Sarah made a great point about how not all lies are necessarily bad. She's right in that a lot of people here on TeenHelp lie to people around them about how they're feeling. My family is now more aware of why I struggle, but I still lie about things a lot. I lie about how I am feeling or I leave stuff out about my past to protect myself and the people asking. I dodge questions or change the subject often because there are a lot of things that I am not ready to share with my family quite yet, and I figure it'll happen when I am ready for it to happen.

I agree about not lying to your therapist. Your therapist is there to help you, and they can't offer you the support you need if you're not being truthful. I know it can be hard to see a therapist, but a therapist can be a great source of support, especially if you don't rely on your family. I have a great therapeutic relationship with my therapist and I think trying to be honest with your therapist might help you.

If you want to work on your lying, maybe you can first address why you lie.
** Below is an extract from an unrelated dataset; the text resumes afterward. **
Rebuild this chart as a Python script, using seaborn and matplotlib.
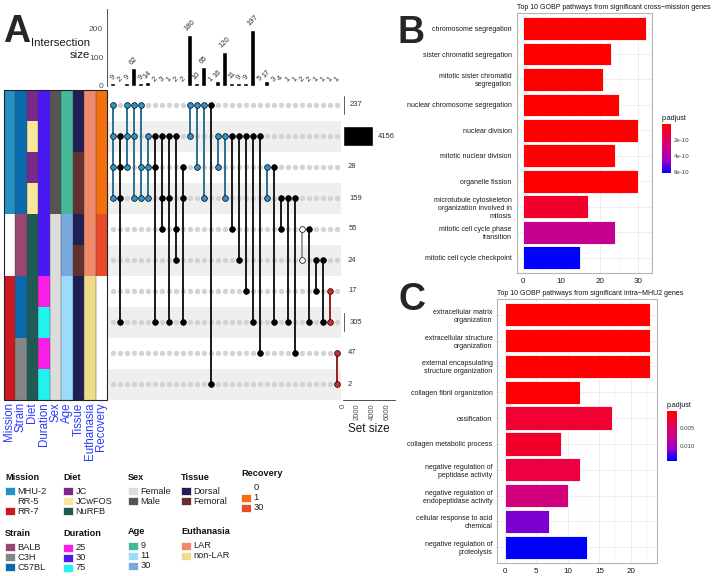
import numpy as np
import pandas as pd
import matplotlib
matplotlib.use("Agg")
import matplotlib.pyplot as plt
from matplotlib.colors import ListedColormap, LinearSegmentedColormap, Normalize
from matplotlib.cm import ScalarMappable
from matplotlib.patches import Rectangle
import seaborn as sns

# ---------------- UpSet data ----------------
set_sizes = [237, 4156, 28, 159, 55, 24, 17, 305, 47, 2]
inter_sizes = [9, 2, 9, 62, 9, 14, 2, 3, 1, 2, 2, 180, 10, 65, 1, 16, 120,
               11, 9, 9, 197, 5, 17, 3, 4, 1, 1, 2, 2, 1, 1, 1, 1]
inter_members = [[0, 1, 2, 3], [1, 2, 3, 7], [0, 1, 2], [0, 1, 3], [0, 2, 3],
                 [1, 2, 3], [1, 2, 7], [1, 3, 4], [1, 3, 7], [1, 4, 5],
                 [2, 3, 7], [0, 1], [0, 2], [0, 3], [0, 9], [1, 2], [1, 3],
                 [1, 4], [1, 5], [1, 6], [1, 7], [1, 8], [2, 3], [2, 7],
                 [3, 4], [3, 7], [3, 8], [4, 5], [4, 7], [5, 6], [5, 7],
                 [6, 7], [8, 9]]

# sample annotations, one entry per set (row)
mission = ["MHU-2"] * 4 + ["RR-5"] * 2 + ["RR-7"] * 4
strain = ["C57BL"] * 4 + ["BALB"] * 2 + ["C57BL"] * 2 + ["C3H"] * 2
diet = ["JC", "JCwFOS", "JC", "JCwFOS"] + ["NuRFB"] * 6
duration = ["30"] * 6 + ["25", "75", "25", "75"]
sex = ["Male"] * 4 + ["Female"] * 6
age = ["9"] * 4 + ["30"] * 2 + ["11"] * 4
tissue = ["Dorsal", "Dorsal", "Femoral", "Femoral", "Dorsal", "Femoral",
          "Dorsal", "Dorsal", "Dorsal", "Dorsal"]
euthanasia = ["LAR"] * 6 + ["non-LAR"] * 4
recovery = ["1"] * 4 + ["30"] * 2 + ["0"] * 4

annotations = {"Mission": mission, "Strain": strain, "Diet": diet,
               "Duration": duration, "Sex": sex, "Age": age, "Tissue": tissue,
               "Euthanasia": euthanasia, "Recovery": recovery}
ann_colors = {
    "Mission": {"MHU-2": "#2391c4", "RR-5": "#ffffff", "RR-7": "#cc1820"},
    "Strain": {"BALB": "#9a4672", "C3H": "#858585", "C57BL": "#0b6aab"},
    "Diet": {"JC": "#78298a", "JCwFOS": "#fbe79a", "NuRFB": "#1f5a55"},
    "Duration": {"25": "#f81ee6", "30": "#4a18f2", "75": "#22f2ee"},
    "Sex": {"Female": "#dcdcdc", "Male": "#555555"},
    "Age": {"9": "#45b898", "11": "#9cdcf8", "30": "#78a8dc"},
    "Tissue": {"Dorsal": "#1f1f55", "Femoral": "#62302e"},
    "Euthanasia": {"LAR": "#f08a6a", "non-LAR": "#eedc8a"},
    "Recovery": {"0": "#ffffff", "1": "#f27010", "30": "#e84a2a"},
}

# ---------------- GO enrichment data ----------------
termsB = ["chromosome segregation", "sister chromatid segregation",
          "mitotic sister chromatid\nsegregation", "nuclear chromosome segregation",
          "nuclear division", "mitotic nuclear division", "organelle fission",
          "microtubule cytoskeleton\norganization involved in\nmitosis",
          "mitotic cell cycle phase\ntransition", "mitotic cell cycle checkpoint"]
countB = [32, 23, 21, 25, 30, 24, 30, 17, 24, 15]
padjB = [1e-13, 2e-12, 4.5e-12, 1.5e-12, 3e-12, 1.2e-11, 6e-12, 8.5e-11, 3.2e-10, 6.1e-10]

termsC = ["extracellular matrix\norganization", "extracellular structure\norganization",
          "external encapsulating\nstructure organization", "collagen fibril organization",
          "ossification", "collagen metabolic process",
          "negative regulation of\npeptidase activity",
          "negative regulation of\nendopeptidase activity",
          "cellular response to acid\nchemical", "negative regulation of\nproteolysis"]
countC = [23, 23, 23, 12, 17, 9, 12, 10, 7, 13]
padjC = [2.5e-5, 2.5e-5, 3e-5, 2e-4, 2.3e-3, 2.0e-3, 2.9e-3, 6.3e-3, 1.14e-2, 1.42e-2]

# ---------------- setup ----------------
sns.set_style("white")
plt.rcParams["font.family"] = ["Liberation Sans", "DejaVu Sans"]
W, H = 720, 576
fig = plt.figure(figsize=(W / 100, H / 100), dpi=100)


def px_axes(x0, y0, x1, y1):
    return fig.add_axes([x0 / W, 1 - y1 / H, (x1 - x0) / W, (y1 - y0) / H])


n_sets = len(set_sizes)
n_inter = len(inter_sizes)
XL = (-0.77, 32.57)


def group_of(members):
    ms = {mission[r] for r in members}
    return ms.pop() if len(ms) == 1 else "cross"


dot_fill = {"cross": "#000000", "MHU-2": "#2b95c6", "RR-5": "#ffffff", "RR-7": "#d42a2a"}
line_col = {"cross": "#1a1a1a", "MHU-2": "#2f6f8f", "RR-5": "#9a9a9a", "RR-7": "#9a1c1c"}

# ---- intersection size bars ----
ax_bar = px_axes(107.3, 9, 340.7, 86)
df_int = pd.DataFrame({"idx": np.arange(n_inter), "size": inter_sizes})
sns.barplot(data=df_int, x="idx", y="size", native_scale=True, color="black",
            width=0.75, saturation=1, ax=ax_bar)
for i, v in enumerate(inter_sizes):
    ax_bar.annotate(str(v), (i, v), xytext=(0, 1.5), textcoords="offset points",
                    rotation=45, ha="center", va="bottom", fontsize=5.5, color="#333333")
ax_bar.set_xlim(*XL)
ax_bar.set_ylim(0, 270)
ax_bar.set_yticks([0, 100, 200])
ax_bar.set_xticks([])
ax_bar.set_xlabel("")
ax_bar.set_ylabel("")
for s in ["top", "right", "bottom"]:
    ax_bar.spines[s].set_visible(False)
ax_bar.spines["left"].set_color("#333333")
ax_bar.spines["left"].set_linewidth(0.6)
ax_bar.tick_params(axis="y", labelsize=6, length=2, width=0.5, colors="#4d4d4d", pad=1)
fig.text(90 / W, 1 - 49 / H, "Intersection\nsize", ha="right", va="center", fontsize=8.2,
         color="#1a1a1a", linespacing=1.15)

# ---- matrix ----
ax_mat = px_axes(107.3, 89.5, 340.7, 399.5)
for r in range(n_sets):
    if r % 2 == 1:
        ax_mat.axhspan(r - 0.5, r + 0.5, color="#efefef", lw=0, zorder=0)
gx, gy = np.meshgrid(np.arange(n_inter), np.arange(n_sets))
ax_mat.scatter(gx.ravel(), gy.ravel(), s=15, color="#d3d3d3", lw=0, zorder=1)
for i, mem in enumerate(inter_members):
    g = group_of(mem)
    ax_mat.vlines(i, min(mem), max(mem), color=line_col[g], lw=1.4, zorder=2)
    ax_mat.scatter([i] * len(mem), mem, s=17, color=dot_fill[g], edgecolors="black",
                   linewidths=0.5, zorder=3)
ax_mat.set_xlim(*XL)
ax_mat.set_ylim(n_sets - 0.5, -0.5)
ax_mat.axis("off")

# ---- set size bars ----
ax_set = px_axes(343, 89.5, 395, 399.5)
df_set = pd.DataFrame({"row": np.arange(n_sets), "size": set_sizes})
sns.barplot(data=df_set, x="size", y="row", orient="h", native_scale=True, color="black",
            width=0.62, saturation=1, ax=ax_set)
for r, v in enumerate(set_sizes):
    ax_set.annotate(str(v), (v, r), xytext=(3.5, 0), textcoords="offset points",
                    ha="left", va="center", fontsize=5.5, color="#333333")
ax_set.set_ylim(n_sets - 0.5, -0.5)
ax_set.set_xlim(0, 7150)
ax_set.set_xticks([0, 2000, 4000, 6000])
ax_set.set_xticklabels(["0", "2000", "4000", "6000"], rotation=90)
ax_set.set_yticks([])
ax_set.set_ylabel("")
ax_set.set_xlabel("Set size", fontsize=8.5, color="#1a1a1a", labelpad=2)
for s in ["top", "right", "left"]:
    ax_set.spines[s].set_visible(False)
ax_set.spines["bottom"].set_color("#333333")
ax_set.spines["bottom"].set_linewidth(0.6)
ax_set.tick_params(axis="x", labelsize=5.5, length=2, width=0.5, colors="#4d4d4d", pad=1)

# ---- annotation heatmap ----
ax_heat = px_axes(3.5, 89.5, 107, 399.5)
ann_names = list(annotations.keys())
all_colors = []
lookup = {}
for name in ann_names:
    for lvl, col in ann_colors[name].items():
        lookup[(name, lvl)] = len(all_colors)
        all_colors.append(col)
codes = np.array([[lookup[(name, annotations[name][r])] for name in ann_names]
                  for r in range(n_sets)])
sns.heatmap(codes, cmap=ListedColormap(all_colors), vmin=-0.5, vmax=len(all_colors) - 0.5,
            cbar=False, xticklabels=ann_names, yticklabels=False, ax=ax_heat)
for k in range(1, len(ann_names)):
    ax_heat.axvline(k, color="#444444", lw=0.3)
ax_heat.add_patch(Rectangle((0, 0), len(ann_names), n_sets, fill=False, ec="#222222",
                            lw=0.8, clip_on=False))
ax_heat.tick_params(axis="x", length=0, pad=2, labelsize=8.3, labelcolor="#2b3bff")
plt.setp(ax_heat.get_xticklabels(), rotation=90, ha="center", va="top")

# ---- legend ----
ax_leg = px_axes(0, 455, 420, 576)
ax_leg.set_xlim(0, 420)
ax_leg.set_ylim(576, 455)
ax_leg.axis("off")
leg_pos = {"Mission": (5, 477), "Diet": (63, 477), "Sex": (128, 477), "Tissue": (181, 477),
           "Recovery": (241, 474), "Strain": (5, 533), "Duration": (63, 534),
           "Age": (128, 532), "Euthanasia": (181, 532)}
for name, (lx, ly) in leg_pos.items():
    ax_leg.text(lx, ly, name, fontsize=6.6, fontweight="bold", color="#111111",
                ha="left", va="center")
    for j, (lvl, col) in enumerate(ann_colors[name].items()):
        yy = ly + 14 + 10 * j
        ax_leg.add_patch(Rectangle((lx, yy - 4.3), 10, 8.6, facecolor=col, edgecolor="white",
                                   lw=0.5))
        ax_leg.text(lx + 12.5, yy, lvl, fontsize=6.7, color="#222222", ha="left", va="center")

# ---- GO panels ----
padj_cmap = LinearSegmentedColormap.from_list(
    "padj", ["#ff0000", "#e8004f", "#ca0089", "#9a00c3", "#0000ff"])


def go_panel(ax, cax, terms, counts, padj, xmax, xmajor, xminor, cticks, clabels, title):
    norm = Normalize(vmin=min(padj), vmax=max(padj))
    cols = [padj_cmap(norm(p)) for p in padj]
    df = pd.DataFrame({"Description": terms, "Count": counts})
    sns.barplot(data=df, x="Count", y="Description", hue="Description", palette=cols,
                legend=False, width=0.9, saturation=1, edgecolor="white", linewidth=0.6,
                ax=ax, zorder=3)
    ax.set_xlim(-0.05 * xmax, 1.05 * xmax)
    ax.set_ylim(len(terms) - 0.4, -0.6)
    ax.set_xticks(xmajor)
    ax.set_xticks(xminor, minor=True)
    ax.set_axisbelow(True)
    ax.grid(True, which="major", color="#ebebeb", lw=0.6)
    ax.grid(True, which="minor", axis="x", color="#f2f2f2", lw=0.35)
    ax.set_xlabel("")
    ax.set_ylabel("")
    for s in ax.spines.values():
        s.set_color("#b5b5b5")
        s.set_linewidth(0.8)
    ax.tick_params(axis="both", which="major", labelsize=5.0, length=2, width=0.5,
                   color="#333333", labelcolor="#1a1a1a", pad=1.5)
    ax.tick_params(axis="x", which="minor", length=0)
    ax.tick_params(axis="x", labelsize=5.8)
    ax.set_title(title, fontsize=5.0, loc="left", pad=3, color="#111111")
    cb = fig.colorbar(ScalarMappable(norm=norm, cmap=padj_cmap), cax=cax)
    cb.outline.set_visible(False)
    cb.set_ticks(cticks, labels=clabels)
    cax.invert_yaxis()
    cax.tick_params(labelsize=4.4, length=2, width=0.5, color="white", direction="in",
                    labelcolor="#444444", pad=2)
    cax.set_title("p.adjust", fontsize=5, loc="left", pad=3, color="#111111")


axB = px_axes(516.7, 13.3, 651.7, 273)
caxB = px_axes(661.7, 124.3, 670.7, 173.3)
go_panel(axB, caxB, termsB, countB, padjB, 32, [0, 10, 20, 30], [5, 15, 25],
         [2e-10, 4e-10, 6e-10], ["2e-10", "4e-10", "6e-10"],
         "Top 10 GOBP pathways from significant cross\u2212mission genes")

axC = px_axes(497.3, 299.3, 657.3, 562.7)
caxC = px_axes(666.7, 410.7, 676.7, 460.7)
go_panel(axC, caxC, termsC, countC, padjC, 23, [0, 5, 10, 15, 20], [2.5, 7.5, 12.5, 17.5, 22.5],
         [0.005, 0.010], ["0.005", "0.010"],
         "Top 10 GOBP pathways from significant intra\u2212MHU2 genes")

# ---- panel letters ----
fig.text(3 / W, 1 - 42 / H, "A", fontsize=27, fontweight="bold", ha="left", va="baseline")
fig.text(397 / W, 1 - 43 / H, "B", fontsize=27, fontweight="bold", ha="left", va="baseline")
fig.text(399 / W, 1 - 310 / H, "C", fontsize=27, fontweight="bold", ha="left", va="baseline")

fig.savefig("out.png", dpi=100)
You said you want to protect yourself. Do you know what it is you are trying to protect yourself from? Are you trying to protect other people from being hurt or disappointed by the truth? If you can figure out more behind your lies, you can make some affirmations and try repeating them to yourself.

After that, you can start telling the truth one at a time. Maybe you can start with small things and work your way up. You don't have to come out with it all at once, but if someone asks how you are, take some time to think about it before you answer them.